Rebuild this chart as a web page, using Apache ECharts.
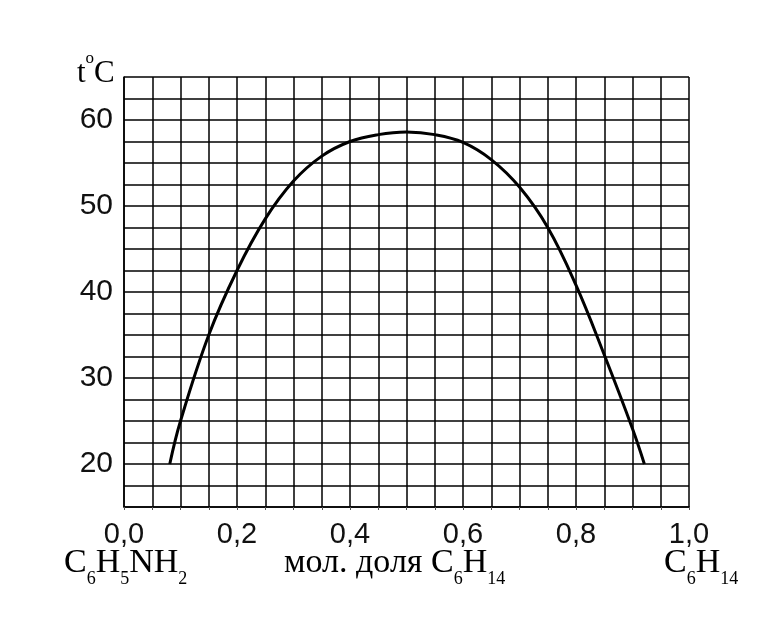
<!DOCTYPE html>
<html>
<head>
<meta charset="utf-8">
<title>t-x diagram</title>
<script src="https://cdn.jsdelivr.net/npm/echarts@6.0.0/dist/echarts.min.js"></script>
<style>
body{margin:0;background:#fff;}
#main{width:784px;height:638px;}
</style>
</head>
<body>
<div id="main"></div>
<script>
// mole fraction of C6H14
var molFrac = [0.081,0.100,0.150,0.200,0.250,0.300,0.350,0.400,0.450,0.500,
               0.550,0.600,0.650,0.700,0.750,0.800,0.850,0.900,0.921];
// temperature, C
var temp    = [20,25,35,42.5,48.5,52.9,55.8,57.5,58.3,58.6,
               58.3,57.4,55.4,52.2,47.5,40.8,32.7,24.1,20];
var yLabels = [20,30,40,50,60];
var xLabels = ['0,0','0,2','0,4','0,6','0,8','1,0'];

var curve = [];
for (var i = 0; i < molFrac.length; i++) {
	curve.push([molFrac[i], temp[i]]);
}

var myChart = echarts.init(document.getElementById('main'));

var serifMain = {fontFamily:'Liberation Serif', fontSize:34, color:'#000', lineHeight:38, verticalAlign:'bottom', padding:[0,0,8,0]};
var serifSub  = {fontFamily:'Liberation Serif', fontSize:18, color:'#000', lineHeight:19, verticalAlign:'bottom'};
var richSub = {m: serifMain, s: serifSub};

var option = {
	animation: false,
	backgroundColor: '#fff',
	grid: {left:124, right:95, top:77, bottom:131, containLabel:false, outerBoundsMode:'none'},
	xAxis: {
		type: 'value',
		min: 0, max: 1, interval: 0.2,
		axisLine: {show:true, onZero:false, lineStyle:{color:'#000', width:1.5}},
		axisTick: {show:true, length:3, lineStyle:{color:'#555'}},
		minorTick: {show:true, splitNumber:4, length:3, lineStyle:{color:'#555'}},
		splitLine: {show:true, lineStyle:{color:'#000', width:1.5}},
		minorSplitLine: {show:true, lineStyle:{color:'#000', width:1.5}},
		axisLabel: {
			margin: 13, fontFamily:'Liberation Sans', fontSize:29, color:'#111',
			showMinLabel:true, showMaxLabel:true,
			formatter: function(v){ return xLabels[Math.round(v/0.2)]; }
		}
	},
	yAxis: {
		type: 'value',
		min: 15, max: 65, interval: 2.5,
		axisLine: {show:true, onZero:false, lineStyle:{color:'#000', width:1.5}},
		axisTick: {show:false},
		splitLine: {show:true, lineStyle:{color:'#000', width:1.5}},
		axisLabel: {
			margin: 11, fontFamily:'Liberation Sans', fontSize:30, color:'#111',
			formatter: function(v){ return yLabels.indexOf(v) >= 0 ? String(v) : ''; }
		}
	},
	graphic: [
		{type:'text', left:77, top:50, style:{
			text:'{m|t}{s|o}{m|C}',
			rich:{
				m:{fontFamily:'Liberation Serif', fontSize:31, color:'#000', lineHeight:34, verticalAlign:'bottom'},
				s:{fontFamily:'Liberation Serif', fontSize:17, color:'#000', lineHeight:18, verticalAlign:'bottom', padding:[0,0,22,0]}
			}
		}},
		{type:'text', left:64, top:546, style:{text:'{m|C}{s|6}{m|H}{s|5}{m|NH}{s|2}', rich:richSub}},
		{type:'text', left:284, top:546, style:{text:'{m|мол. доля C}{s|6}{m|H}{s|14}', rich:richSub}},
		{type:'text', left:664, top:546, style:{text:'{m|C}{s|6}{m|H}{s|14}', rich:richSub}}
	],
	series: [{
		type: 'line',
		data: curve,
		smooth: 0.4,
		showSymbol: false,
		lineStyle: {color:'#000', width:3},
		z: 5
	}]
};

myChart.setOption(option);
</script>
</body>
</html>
__________
**Aim**
Pictures stay out. Repeat only the lines from the beginning of the data through the line that has "var myChart = echarts.init(document.getElementById('main'));".

**The reply**
Rebuild this chart as a web page, using Apache ECharts.
<!DOCTYPE html>
<html>
<head>
<meta charset="utf-8">
<title>t-x diagram</title>
<script src="https://cdn.jsdelivr.net/npm/echarts@6.0.0/dist/echarts.min.js"></script>
<style>
body{margin:0;background:#fff;}
#main{width:784px;height:638px;}
</style>
</head>
<body>
<div id="main"></div>
<script>
// mole fraction of C6H14
var molFrac = [0.081,0.100,0.150,0.200,0.250,0.300,0.350,0.400,0.450,0.500,
               0.550,0.600,0.650,0.700,0.750,0.800,0.850,0.900,0.921];
// temperature, C
var temp    = [20,25,35,42.5,48.5,52.9,55.8,57.5,58.3,58.6,
               58.3,57.4,55.4,52.2,47.5,40.8,32.7,24.1,20];
var yLabels = [20,30,40,50,60];
var xLabels = ['0,0','0,2','0,4','0,6','0,8','1,0'];

var curve = [];
for (var i = 0; i < molFrac.length; i++) {
	curve.push([molFrac[i], temp[i]]);
}

var myChart = echarts.init(document.getElementById('main'));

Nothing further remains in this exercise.